● **Collection entries**
◇ ◇ ◇ ◇

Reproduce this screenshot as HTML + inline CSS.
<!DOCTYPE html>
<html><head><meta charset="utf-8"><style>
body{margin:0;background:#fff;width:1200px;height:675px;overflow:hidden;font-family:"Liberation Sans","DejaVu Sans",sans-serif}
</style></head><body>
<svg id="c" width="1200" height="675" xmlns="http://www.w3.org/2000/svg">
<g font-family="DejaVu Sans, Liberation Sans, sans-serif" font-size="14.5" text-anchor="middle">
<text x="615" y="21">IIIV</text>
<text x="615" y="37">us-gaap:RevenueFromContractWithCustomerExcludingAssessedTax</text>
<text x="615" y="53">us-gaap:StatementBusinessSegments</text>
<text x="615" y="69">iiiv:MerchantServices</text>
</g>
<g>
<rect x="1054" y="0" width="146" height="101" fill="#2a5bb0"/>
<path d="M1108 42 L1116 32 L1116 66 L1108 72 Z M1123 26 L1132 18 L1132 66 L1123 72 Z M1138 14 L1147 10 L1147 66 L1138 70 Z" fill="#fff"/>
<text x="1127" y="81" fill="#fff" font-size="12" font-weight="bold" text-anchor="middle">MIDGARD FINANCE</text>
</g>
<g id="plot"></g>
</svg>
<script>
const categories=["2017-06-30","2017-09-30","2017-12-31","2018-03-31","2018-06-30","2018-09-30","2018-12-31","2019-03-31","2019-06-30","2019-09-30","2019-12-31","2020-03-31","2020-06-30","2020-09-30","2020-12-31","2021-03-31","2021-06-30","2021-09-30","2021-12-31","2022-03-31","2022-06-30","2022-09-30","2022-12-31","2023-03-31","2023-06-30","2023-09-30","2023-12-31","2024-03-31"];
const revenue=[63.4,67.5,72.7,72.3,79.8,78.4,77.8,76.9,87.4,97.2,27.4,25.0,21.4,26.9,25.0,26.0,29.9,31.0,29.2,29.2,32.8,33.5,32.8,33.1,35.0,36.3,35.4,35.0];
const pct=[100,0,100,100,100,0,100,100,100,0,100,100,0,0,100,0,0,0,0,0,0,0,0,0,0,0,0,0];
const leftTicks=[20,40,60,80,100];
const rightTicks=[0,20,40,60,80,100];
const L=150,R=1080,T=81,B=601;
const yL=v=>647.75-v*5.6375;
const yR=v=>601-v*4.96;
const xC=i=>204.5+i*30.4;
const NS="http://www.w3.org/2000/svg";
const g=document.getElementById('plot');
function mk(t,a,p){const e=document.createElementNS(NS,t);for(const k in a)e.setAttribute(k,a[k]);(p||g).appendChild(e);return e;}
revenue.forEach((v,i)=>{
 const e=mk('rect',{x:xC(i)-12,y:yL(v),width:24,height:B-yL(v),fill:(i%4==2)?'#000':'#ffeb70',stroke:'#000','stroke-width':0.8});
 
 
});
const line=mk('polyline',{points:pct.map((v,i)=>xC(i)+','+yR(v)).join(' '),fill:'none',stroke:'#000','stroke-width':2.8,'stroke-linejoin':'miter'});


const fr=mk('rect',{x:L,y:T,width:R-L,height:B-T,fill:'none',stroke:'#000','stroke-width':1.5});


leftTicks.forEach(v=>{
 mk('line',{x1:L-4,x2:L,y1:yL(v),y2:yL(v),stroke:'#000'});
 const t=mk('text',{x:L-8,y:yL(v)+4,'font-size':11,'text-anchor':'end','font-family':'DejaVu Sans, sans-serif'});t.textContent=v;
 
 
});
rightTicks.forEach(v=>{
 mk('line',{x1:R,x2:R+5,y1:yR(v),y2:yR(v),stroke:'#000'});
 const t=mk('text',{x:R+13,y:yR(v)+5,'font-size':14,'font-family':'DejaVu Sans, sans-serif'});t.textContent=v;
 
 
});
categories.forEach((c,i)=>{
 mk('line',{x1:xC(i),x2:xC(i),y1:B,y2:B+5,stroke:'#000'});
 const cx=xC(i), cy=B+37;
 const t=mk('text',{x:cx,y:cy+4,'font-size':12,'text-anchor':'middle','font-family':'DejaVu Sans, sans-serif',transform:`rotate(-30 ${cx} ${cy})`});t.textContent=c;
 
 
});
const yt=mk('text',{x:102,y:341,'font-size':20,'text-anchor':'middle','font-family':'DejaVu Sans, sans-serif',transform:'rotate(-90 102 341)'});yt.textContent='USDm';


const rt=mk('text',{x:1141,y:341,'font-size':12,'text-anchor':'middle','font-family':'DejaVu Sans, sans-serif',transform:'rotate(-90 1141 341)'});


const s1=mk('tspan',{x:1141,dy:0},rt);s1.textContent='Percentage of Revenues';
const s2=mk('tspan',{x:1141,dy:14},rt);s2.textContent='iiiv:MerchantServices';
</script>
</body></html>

◇ ◇ ◇ ◇

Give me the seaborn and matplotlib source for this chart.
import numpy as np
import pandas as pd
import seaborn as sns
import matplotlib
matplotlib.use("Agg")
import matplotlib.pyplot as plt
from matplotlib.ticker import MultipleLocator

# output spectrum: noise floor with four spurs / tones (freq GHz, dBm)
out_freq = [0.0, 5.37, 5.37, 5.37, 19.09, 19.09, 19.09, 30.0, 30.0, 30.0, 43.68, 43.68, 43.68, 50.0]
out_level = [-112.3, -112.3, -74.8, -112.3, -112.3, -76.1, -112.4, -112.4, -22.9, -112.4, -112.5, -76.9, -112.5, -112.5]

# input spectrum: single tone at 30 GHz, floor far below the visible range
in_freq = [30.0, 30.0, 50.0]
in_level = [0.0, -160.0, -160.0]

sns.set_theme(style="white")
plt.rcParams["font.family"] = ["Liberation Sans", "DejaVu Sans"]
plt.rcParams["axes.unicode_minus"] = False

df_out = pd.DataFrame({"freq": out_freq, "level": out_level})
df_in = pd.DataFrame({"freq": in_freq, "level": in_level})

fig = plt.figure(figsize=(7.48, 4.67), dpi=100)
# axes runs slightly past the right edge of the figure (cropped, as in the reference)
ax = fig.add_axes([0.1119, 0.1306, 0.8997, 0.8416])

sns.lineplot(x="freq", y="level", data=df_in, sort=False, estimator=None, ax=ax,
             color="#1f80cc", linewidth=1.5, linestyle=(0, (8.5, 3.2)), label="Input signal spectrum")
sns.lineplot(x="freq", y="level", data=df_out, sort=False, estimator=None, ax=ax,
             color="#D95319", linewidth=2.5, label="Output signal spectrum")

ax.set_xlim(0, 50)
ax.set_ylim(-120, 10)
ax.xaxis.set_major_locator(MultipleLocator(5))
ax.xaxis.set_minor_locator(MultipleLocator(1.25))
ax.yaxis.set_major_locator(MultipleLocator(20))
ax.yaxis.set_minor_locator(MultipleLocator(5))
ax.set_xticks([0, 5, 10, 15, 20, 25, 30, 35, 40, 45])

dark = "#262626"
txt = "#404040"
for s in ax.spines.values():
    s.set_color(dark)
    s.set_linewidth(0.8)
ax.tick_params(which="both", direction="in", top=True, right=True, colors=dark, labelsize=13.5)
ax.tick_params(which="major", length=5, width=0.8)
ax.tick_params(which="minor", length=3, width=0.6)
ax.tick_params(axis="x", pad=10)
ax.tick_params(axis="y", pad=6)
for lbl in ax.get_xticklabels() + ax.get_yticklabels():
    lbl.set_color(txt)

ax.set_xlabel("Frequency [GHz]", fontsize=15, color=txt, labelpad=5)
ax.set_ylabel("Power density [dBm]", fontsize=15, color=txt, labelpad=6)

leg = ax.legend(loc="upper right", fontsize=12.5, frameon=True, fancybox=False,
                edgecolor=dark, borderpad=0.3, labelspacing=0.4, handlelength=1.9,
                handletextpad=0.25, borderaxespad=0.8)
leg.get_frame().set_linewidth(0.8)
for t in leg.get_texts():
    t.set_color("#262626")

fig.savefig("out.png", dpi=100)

◇ ◇ ◇ ◇

Within the listing above, locate the line containing "Give me the" and the line containing "ax = fig.add_axes([0.1119, 0.1306, 0.8997, 0.8416])". Reproduce those two lines and all lines between them exactly, with nothing added.

● **ANSWER TO THE PROBLEM**
Give me the seaborn and matplotlib source for this chart.
import numpy as np
import pandas as pd
import seaborn as sns
import matplotlib
matplotlib.use("Agg")
import matplotlib.pyplot as plt
from matplotlib.ticker import MultipleLocator

# output spectrum: noise floor with four spurs / tones (freq GHz, dBm)
out_freq = [0.0, 5.37, 5.37, 5.37, 19.09, 19.09, 19.09, 30.0, 30.0, 30.0, 43.68, 43.68, 43.68, 50.0]
out_level = [-112.3, -112.3, -74.8, -112.3, -112.3, -76.1, -112.4, -112.4, -22.9, -112.4, -112.5, -76.9, -112.5, -112.5]

# input spectrum: single tone at 30 GHz, floor far below the visible range
in_freq = [30.0, 30.0, 50.0]
in_level = [0.0, -160.0, -160.0]

sns.set_theme(style="white")
plt.rcParams["font.family"] = ["Liberation Sans", "DejaVu Sans"]
plt.rcParams["axes.unicode_minus"] = False

df_out = pd.DataFrame({"freq": out_freq, "level": out_level})
df_in = pd.DataFrame({"freq": in_freq, "level": in_level})

fig = plt.figure(figsize=(7.48, 4.67), dpi=100)
# axes runs slightly past the right edge of the figure (cropped, as in the reference)
ax = fig.add_axes([0.1119, 0.1306, 0.8997, 0.8416])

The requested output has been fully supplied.